### TASK BRIEF
Retype nothing but the lines from the start of the material up to and including the line with "import pandas as pd". Pictures don't belong in the copy.
# # # #
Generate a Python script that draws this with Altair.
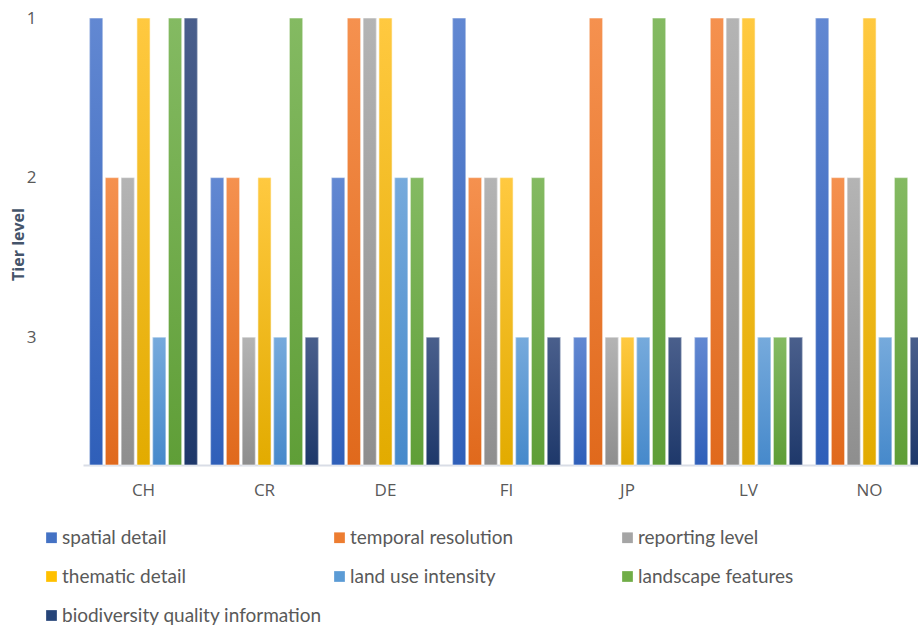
import altair as alt
import pandas as pd

countries = ["CH", "CR", "DE", "FI", "JP", "LV", "NO"]
series = ["spatial detail", "temporal resolution", "reporting level",
          "thematic detail", "land use intensity", "landscape features",
          "biodiversity quality information"]
# tier level per series, one value per country (CH, CR, DE, FI, JP, LV, NO)
spatial_detail = [1, 2, 2, 1, 3, 3, 1]
temporal_resolution = [2, 2, 1, 2, 1, 1, 2]
reporting_level = [2, 3, 1, 2, 3, 1, 2]
thematic_detail = [1, 2, 1, 2, 3, 1, 1]
land_use_intensity = [3, 3, 2, 3, 3, 3, 3]
landscape_features = [1, 1, 2, 2, 1, 3, 2]
biodiversity_quality = [1, 3, 3, 3, 3, 3, 3]

values = [spatial_detail, temporal_resolution, reporting_level, thematic_detail,
          land_use_intensity, landscape_features, biodiversity_quality]
colors = ["#4472C4", "#ED7D31", "#A5A5A5", "#FFC000", "#5B9BD5", "#70AD47", "#264478"]
tops = ["#6288D2", "#F5914F", "#B4B4B4", "#FFC940", "#76AADC", "#84BA62", "#4A5F8C"]
bottoms = ["#2F5FB9", "#E0691C", "#8E8E8E", "#E2AB00", "#4689CB", "#5F9E37", "#1E386A"]

rows = []
for s, vals in zip(series, values):
    for c, v in zip(countries, vals):
        rows.append({"country": c, "series": s, "tier": v})
df = pd.DataFrame(rows)

BASE = 3.8
FONT = "Lato"
TXT = "#595959"

x_enc = alt.X("country:N", sort=countries,
              scale=alt.Scale(domain=countries, range=[0, 847], paddingInner=0, paddingOuter=0),
              axis=alt.Axis(title=None, labelAngle=0, labelFontSize=17, labelColor=TXT,
                            labelFont="Open Sans", labelPadding=17, ticks=False,
                            domainColor="#D9DDE6", domainWidth=2, grid=False))
xo_enc = alt.XOffset("series:N", sort=series,
                     scale=alt.Scale(domain=series, paddingInner=0.17, paddingOuter=0.42))
y_enc = alt.Y("tier:Q",
              scale=alt.Scale(domain=[1, BASE], reverse=True, zero=False, nice=False),
              axis=alt.Axis(title="Tier level", values=[1, 2, 3], format="d",
                            labelFontSize=17, labelColor=TXT, labelFont="Open Sans",
                            labelPadding=47, ticks=False, domain=False, grid=False,
                            titleFontSize=16, titleFontWeight="bold", titleColor="#44546A",
                            titleFont="Open Sans", titleAngle=-90, titleX=-65, titleY=226,
                            titleAlign="center", titleBaseline="middle"))

base = alt.Chart(df).mark_bar().encode(
    x=x_enc,
    xOffset=xo_enc,
    y=y_enc,
    y2=alt.datum(BASE),
    color=alt.Color("series:N", sort=series,
                    scale=alt.Scale(domain=series, range=colors),
                    legend=alt.Legend(title=None, orient="none", direction="horizontal",
                                      legendX=-41, legendY=510,
                                      columns=3, columnPadding=7, rowPadding=19,
                                      gridAlign="all", symbolType="square", symbolSize=115,
                                      symbolStrokeWidth=0, labelFontSize=19, labelFont=FONT,
                                      labelColor=TXT, labelOffset=1, labelLimit=400,
                                      padding=0)),
)

layers = [base]
for s, t, b in zip(series, tops, bottoms):
    grad = alt.Gradient(gradient="linear",
                        stops=[alt.GradientStop(color=t, offset=0),
                               alt.GradientStop(color=b, offset=1)],
                        x1=0, x2=0, y1=0, y2=1)
    layers.append(
        alt.Chart(df).transform_filter(alt.datum.series == s)
        .mark_bar(fill=grad, stroke="#FFFFFF", strokeOpacity=0.55, strokeWidth=1)
        .encode(x=x_enc, xOffset=xo_enc, y=y_enc, y2=alt.datum(BASE))
    )

chart = alt.layer(*layers).properties(
    width=835, height=447,
    autosize=alt.AutoSizeParams(type="none"),
    padding={"left": 83, "top": 18, "right": 0, "bottom": 160},
).configure_view(stroke=None)

chart.save("out.html", embed_options={"renderer": "svg", "actions": False})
# # # #
### FINISHED ANSWER
Generate a Python script that draws this with Altair.
import altair as alt
import pandas as pd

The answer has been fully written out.